The Washington Post reports that Warrington, who took over as Amtrak president and chief executive in December 1997, is leaving to become executive director of New Jersey Transit, which handles 226 million rail and bus commuter trips per year and has 10,000 employees. Warrington was general manager of New Jersey Transit’s rail operations from 1988 to 1990.

Amtrak is facing a severe cash crunch that may soon get worse. Sources said Amtrak is in a dispute with its outside auditor, KPMG LLP, over whether it can be identified as a “going concern,” given its weakening financial condition. Until that dispute is resolved, Amtrak cannot access a line of credit it had arranged with a consortium of banks, sources said.

An Amtrak spokesman would not comment on Warrington and said the Amtrak chief was not available for comment. A source familiar with Warrington’s decision said he believed that a chance to head one of the country’s largest and most rapidly expanding commuter systems was “impossible to resist.”

Warrington began notifying Amtrak board members and administration officials earlier this week, the sources said. Warrington’s decision was a surprise, and the Amtrak board is gearing up to find an acting president. Warrington has told the board that he will remain on the job until an interim successor is found, sources said.

Warrington’s decision came just days after he began implementing deep cutbacks as part of an effort to survive through this fiscal year. Those reductions include a 60 percent cutback in station employees throughout the long-distance train system. Checked-baggage service was eliminated at all but the largest stations, and handicapped passengers have been told to notify Amtrak well in advance of boarding at some stations. Dozens of senior managers have quit, including the head of safety and most of the top engineers in the engineering and maintenance section.

Roughly $175 million in badly needed capital-improvement programs have been deferred, and all but the most essential maintenance on Amtrak passenger cars has been suspended. Employees on the trains have reported increasing breakdowns.

Amtrak has already mortgaged almost everything it owns, including New York’s Penn Station, to keep limping along. About 70 percent of Amtrak’s expenses are covered by its revenue, and although Warrington had pledged to lead the rail service to operational self-sufficiency, it still relies on federal payments and borrowing to pay its expenses. Although Amtrak’s revenue and ridership are growing, expenses have been rising at almost exactly the same pace.

Congress is grappling with a new five-year authorization to fund Amtrak beginning Oct. 1, the start of fiscal 2003. But sources in Congress, Amtrak and the Bush administration said it is doubtful that Amtrak can last even to the end of this fiscal year without a loan or an emergency infusion of cash. The sources said Amtrak will likely run out of cash before June.

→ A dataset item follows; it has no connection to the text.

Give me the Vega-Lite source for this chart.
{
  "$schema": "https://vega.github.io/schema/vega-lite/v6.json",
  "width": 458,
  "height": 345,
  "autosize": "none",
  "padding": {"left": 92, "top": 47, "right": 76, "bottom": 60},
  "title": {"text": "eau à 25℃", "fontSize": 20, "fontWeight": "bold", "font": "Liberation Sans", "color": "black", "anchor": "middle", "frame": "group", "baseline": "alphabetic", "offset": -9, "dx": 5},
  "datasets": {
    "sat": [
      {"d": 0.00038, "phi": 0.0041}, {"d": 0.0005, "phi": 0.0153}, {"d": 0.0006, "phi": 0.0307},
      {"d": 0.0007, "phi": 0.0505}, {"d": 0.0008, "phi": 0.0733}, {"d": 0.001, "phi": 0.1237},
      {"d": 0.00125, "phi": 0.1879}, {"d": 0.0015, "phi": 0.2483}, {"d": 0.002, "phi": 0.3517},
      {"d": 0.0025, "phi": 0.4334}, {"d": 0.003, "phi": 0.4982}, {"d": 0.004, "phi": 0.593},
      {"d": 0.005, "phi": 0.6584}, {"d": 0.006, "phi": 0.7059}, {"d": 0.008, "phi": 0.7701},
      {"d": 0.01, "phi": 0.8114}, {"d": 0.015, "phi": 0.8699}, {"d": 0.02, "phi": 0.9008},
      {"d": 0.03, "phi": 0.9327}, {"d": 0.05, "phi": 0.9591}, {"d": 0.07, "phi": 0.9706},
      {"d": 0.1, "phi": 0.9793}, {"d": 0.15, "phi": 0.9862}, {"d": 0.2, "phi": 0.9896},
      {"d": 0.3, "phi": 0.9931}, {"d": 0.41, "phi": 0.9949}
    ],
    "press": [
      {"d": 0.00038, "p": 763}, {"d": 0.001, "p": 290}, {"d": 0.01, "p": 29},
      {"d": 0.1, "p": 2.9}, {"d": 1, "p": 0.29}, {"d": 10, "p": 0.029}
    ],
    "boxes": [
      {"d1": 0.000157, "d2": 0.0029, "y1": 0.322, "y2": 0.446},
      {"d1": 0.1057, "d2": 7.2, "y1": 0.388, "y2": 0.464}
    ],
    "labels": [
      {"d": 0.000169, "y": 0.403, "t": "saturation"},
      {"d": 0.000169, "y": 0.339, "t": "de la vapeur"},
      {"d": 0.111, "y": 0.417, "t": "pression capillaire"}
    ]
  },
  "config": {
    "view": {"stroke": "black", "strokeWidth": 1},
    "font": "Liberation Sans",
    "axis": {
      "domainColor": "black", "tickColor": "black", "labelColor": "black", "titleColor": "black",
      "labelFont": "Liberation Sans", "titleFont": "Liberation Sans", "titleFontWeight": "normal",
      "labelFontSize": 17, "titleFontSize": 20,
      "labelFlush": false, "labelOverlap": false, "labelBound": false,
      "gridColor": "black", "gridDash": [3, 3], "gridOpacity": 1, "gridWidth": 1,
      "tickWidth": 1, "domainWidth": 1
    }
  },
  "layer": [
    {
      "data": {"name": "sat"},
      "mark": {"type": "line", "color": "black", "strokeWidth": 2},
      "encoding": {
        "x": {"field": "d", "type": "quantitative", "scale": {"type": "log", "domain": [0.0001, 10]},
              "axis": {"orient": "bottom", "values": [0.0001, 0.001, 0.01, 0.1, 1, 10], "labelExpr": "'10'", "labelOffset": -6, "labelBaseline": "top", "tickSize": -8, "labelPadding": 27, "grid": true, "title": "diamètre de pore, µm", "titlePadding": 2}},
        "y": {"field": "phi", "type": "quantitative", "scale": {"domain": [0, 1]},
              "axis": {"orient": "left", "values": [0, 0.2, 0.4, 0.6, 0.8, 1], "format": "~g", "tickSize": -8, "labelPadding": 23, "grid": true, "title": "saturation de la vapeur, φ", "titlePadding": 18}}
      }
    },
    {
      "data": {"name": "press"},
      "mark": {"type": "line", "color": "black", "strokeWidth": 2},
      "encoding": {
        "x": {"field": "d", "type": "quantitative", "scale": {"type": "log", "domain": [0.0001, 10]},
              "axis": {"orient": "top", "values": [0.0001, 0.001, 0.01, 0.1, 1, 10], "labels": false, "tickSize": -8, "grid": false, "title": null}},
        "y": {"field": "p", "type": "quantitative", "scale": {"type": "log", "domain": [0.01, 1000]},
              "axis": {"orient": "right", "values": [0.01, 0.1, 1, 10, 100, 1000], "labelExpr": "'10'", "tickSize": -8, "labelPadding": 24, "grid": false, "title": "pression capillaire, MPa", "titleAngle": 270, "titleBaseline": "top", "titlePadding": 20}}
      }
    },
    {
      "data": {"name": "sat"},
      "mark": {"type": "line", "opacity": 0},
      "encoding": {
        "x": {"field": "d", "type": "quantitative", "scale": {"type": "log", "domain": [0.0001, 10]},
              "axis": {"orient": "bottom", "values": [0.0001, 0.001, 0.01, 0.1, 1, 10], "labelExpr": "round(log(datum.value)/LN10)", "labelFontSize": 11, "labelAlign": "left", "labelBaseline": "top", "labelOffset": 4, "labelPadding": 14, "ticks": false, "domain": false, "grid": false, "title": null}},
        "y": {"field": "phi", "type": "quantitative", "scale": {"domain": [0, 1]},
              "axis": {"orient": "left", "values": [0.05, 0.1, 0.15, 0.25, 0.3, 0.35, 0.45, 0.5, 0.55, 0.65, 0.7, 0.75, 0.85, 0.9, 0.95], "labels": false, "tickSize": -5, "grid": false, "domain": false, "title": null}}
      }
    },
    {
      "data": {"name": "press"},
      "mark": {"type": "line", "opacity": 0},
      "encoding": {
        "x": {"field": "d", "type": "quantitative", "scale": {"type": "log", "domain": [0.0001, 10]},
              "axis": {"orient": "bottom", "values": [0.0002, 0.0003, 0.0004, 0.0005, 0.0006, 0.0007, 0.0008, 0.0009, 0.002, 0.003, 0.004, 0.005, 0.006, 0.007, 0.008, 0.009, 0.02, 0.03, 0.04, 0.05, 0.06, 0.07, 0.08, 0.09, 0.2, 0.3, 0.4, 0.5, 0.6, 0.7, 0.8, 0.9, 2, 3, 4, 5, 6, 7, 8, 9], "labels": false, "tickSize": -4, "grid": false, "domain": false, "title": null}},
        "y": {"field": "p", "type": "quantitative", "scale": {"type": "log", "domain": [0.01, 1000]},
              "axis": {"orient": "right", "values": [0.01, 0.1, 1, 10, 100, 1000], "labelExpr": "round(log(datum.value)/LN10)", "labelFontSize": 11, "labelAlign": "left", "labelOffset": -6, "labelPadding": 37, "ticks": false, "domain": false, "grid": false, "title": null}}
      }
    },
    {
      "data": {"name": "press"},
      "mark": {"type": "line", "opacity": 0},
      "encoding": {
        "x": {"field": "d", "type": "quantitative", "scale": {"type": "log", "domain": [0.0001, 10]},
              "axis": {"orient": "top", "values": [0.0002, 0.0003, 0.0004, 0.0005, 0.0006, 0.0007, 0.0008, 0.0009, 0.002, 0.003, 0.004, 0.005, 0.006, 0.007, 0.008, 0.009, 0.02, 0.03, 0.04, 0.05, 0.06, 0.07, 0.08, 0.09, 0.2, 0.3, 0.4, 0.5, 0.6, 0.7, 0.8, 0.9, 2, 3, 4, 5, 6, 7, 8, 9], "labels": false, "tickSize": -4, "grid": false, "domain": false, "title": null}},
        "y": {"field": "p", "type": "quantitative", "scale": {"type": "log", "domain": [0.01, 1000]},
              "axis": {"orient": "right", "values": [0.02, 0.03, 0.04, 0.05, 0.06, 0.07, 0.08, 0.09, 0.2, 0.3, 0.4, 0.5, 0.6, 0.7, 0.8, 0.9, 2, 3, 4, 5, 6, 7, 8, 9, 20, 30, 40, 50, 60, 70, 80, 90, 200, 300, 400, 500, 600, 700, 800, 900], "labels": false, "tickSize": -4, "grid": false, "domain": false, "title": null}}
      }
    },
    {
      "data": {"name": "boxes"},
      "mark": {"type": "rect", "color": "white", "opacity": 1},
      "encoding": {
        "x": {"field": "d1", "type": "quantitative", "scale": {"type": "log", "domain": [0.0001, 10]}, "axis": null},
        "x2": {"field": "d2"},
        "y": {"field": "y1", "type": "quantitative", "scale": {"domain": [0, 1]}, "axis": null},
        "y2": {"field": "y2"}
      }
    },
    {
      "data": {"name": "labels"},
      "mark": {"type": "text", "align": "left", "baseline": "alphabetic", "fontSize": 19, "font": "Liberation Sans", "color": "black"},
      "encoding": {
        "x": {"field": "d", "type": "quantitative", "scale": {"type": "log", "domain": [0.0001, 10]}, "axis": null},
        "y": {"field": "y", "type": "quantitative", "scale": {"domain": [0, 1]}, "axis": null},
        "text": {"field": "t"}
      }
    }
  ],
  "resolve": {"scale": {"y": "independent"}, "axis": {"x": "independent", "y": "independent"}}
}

Warrington has testified that unless Amtrak receives $1.2 billion next year, he will have to cut all long-distance trains. And Transportation Department’s inspector general, Kenneth M. Mead, has testified that Amtrak would have to shut down its entire system if it received only the $521 million in President Bush’s budget.

The congressional debate has rapidly become a forum on whether to restructure Amtrak, turn passenger-train operation over to other entities, including states, or continue to fund Amtrak under the current system. Members of Congress and administration spokesmen have expressed general agreement that the country needs passenger trains, particularly in crowded corridors. But there is widespread disagreement on how to fund them and who will run them.

At a hearing yesterday of the House Transportation and Infrastructure Committee’s subcommittee on railroads, members praised Amtrak employees for sticking with the corporation during a trying period, and assured them that Congress would come to their rescue.

“I don’t think they [employees] should be concerned because we will find a solution,” said Rep. John L. Mica (R-Fla.).

Federal Railroad Administrator Allan Rutter testified that the administration will create a set of principles soon for legislation to develop a strong passenger train system. “Waiting won’t make it better,” Rutter said.

Despite the growing criticism of his management performance and style, sources familiar with Warrington’s decision said the Amtrak chief believes he has accomplished a “cultural change” at Amtrak toward better customer service and has left a leaner, efficient and better-run company.